McGreevy argues that geographical knowledge constitutes a fundamental emptiness near the center of the American Studies classroom. The most important reason for this, he says, is that land, territory, and space are so deeply enmeshed in powerful dominant narratives that any attempt to treat geography in a more empirical manner can be threatening. As Belanger points out, critiquing these relationships among space, power, and identity in the United States is a critical component of American Studies. Of course where we are in our classrooms must be considered as we undertake this work. In Hartford, Gieseking points out that Trinity prides itself as being the liberal arts college in the city, yet the relationship between city residents and students is often strained. And Covey wonders how mapping technologies—ranging from hand outs and overheads to video animations and GIS projects—can enable students to envision the ways in which their lives have been shaped by geographies of settler colonialism.

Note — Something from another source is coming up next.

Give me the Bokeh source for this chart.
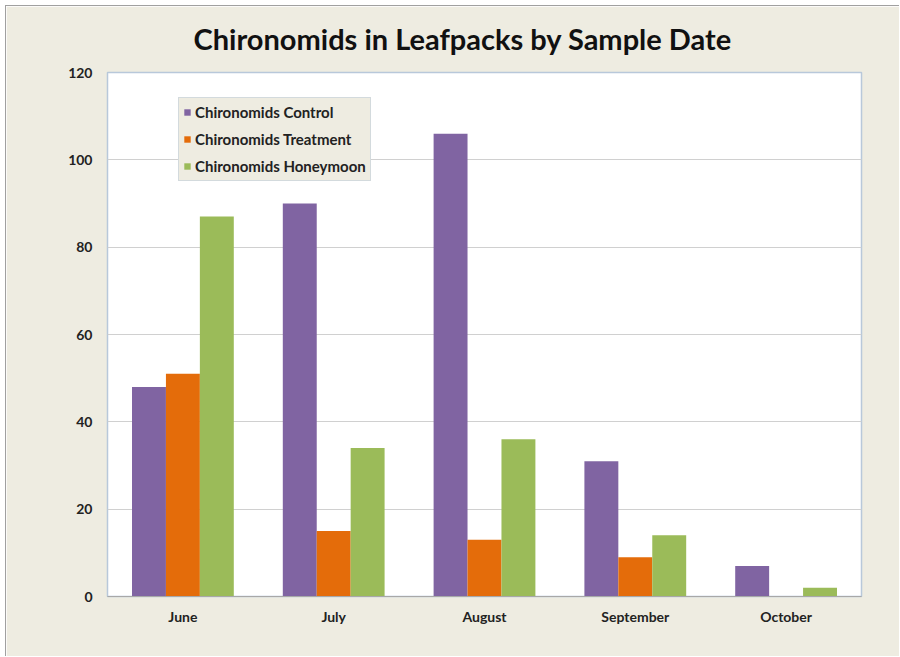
from bokeh.plotting import figure
from bokeh.models import ColumnDataSource, FactorRange, Legend, LegendItem, SingleIntervalTicker
from bokeh.transform import dodge
from bokeh.embed import file_html
from bokeh.resources import INLINE

months = ["June", "July", "August", "September", "October"]
control = [48, 90, 106, 31, 7]
treatment = [51, 15, 13, 9, 0]
honeymoon = [87, 34, 36, 14, 2]
series_names = ["Chironomids Control", "Chironomids Treatment", "Chironomids Honeymoon"]
colors = ["#8064A2", "#E46C0A", "#9BBB59"]
title_text = "Chironomids in Leafpacks by Sample Date"

src = ColumnDataSource(data=dict(months=months, control=control,
                                 treatment=treatment, honeymoon=honeymoon))

FONT = "Lato"
BG = "#EEECE1"

p = figure(x_range=FactorRange(*months, range_padding=0), y_range=(0, 120),
           width=894, height=651, output_backend="svg", toolbar_location=None,
           min_border_left=101, min_border_right=39, min_border_top=66, min_border_bottom=61)
p.background_fill_color = "white"
p.border_fill_color = BG
p.outline_line_color = "#B8C8DA"
p.outline_line_width = 1.5
p.styles = {"margin-top": "5px", "margin-left": "5px",
            "border-top": "1px solid #A0A0A0", "border-left": "1px solid #A0A0A0"}

p.title.text = title_text
p.title.align = "left"
p.title.offset = 86
p.title.vertical_align = "top"
p.title.text_font = FONT
p.title.text_font_size = "29px"
p.title.text_font_style = "bold"
p.title.text_color = "#111111"
p.title.standoff = 29

w = 0.225
renderers = []
for field, off, c in zip(["control", "treatment", "honeymoon"], [-w, 0, w], colors):
    r = p.vbar(x=dodge("months", off, range=p.x_range), top=field, width=w,
               source=src, fill_color=c, line_color=None)
    renderers.append(r)

p.yaxis.ticker = SingleIntervalTicker(interval=20)
for ax in (p.xaxis[0], p.yaxis[0]):
    ax.major_label_text_font = FONT
    ax.major_label_text_font_size = "14px"
    ax.major_label_text_font_style = "bold"
    ax.major_label_text_color = "#222222"
    ax.major_tick_line_color = None
    ax.minor_tick_line_color = None
p.yaxis.axis_line_color = None
p.yaxis.major_label_standoff = 9
p.xaxis.axis_line_color = "#A8A8A8"
p.xaxis.major_label_standoff = 5

p.xgrid.grid_line_color = None
p.ygrid.grid_line_color = "#D0D0D0"
p.ygrid.grid_line_width = 1.2

legend = Legend(items=[LegendItem(label=n, renderers=[r]) for n, r in zip(series_names, renderers)],
                location=(71, 415))
legend.background_fill_color = BG
legend.background_fill_alpha = 1
legend.border_line_color = "#B8C8DA"
legend.border_line_width = 1.5
legend.label_text_font = FONT
legend.label_text_font_size = "15px"
legend.label_text_font_style = "bold"
legend.label_text_color = "#222222"
legend.glyph_width = 8
legend.glyph_height = 8
legend.label_height = 20
legend.spacing = 7
legend.padding = 4
legend.margin = 0
legend.label_standoff = 4
p.add_layout(legend, "center")

open("out.html", "w").write(file_html(p, INLINE))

Students’ reactions to visual and textual representations of evolving borders are fascinating, as Huizar-Hernández observes, yet also produce frustration as students attempt to create their own maps. McGreevy worries that geographical work in the classroom often projects certain kinds of privileged gazes. How should our methods respond to these concerns? The practical challenges associated with incorporating geographical work in the classroom might seem daunting for some teachers but they can be overcome. Belanger speaks specifically to these concerns, describing what a unit focused on GIS and critical spatial thinking skills might look like in an American Studies methods course, as well as how this course might scaffold spatial thinking for novice learners. Huizar-Hernández describes a class in and on Arizona taught in Spanish that examines colonial-era documents and then asks students to map their own relationship to the state. In Hartford, Gieseking points out that Trinity prides itself as being the liberal arts college in the city, yet the relationship between often impoverished city residents and students at the elite college is often strained or absent, and requires interventions on the part of both parties for social change. While McGreevy reports on the provocative reactions of Arab students to the role of land and space in the United States, Covey charts the trials and triumphs of a GIS assignment that asks students to connect the landscape of home to the history of settler colonialism and the forced relocation of North American indigenous groups. Roundtable participants will comment on the level of support, technical or otherwise, that is necessary to incorporate exercises like these into classrooms in a range of settings.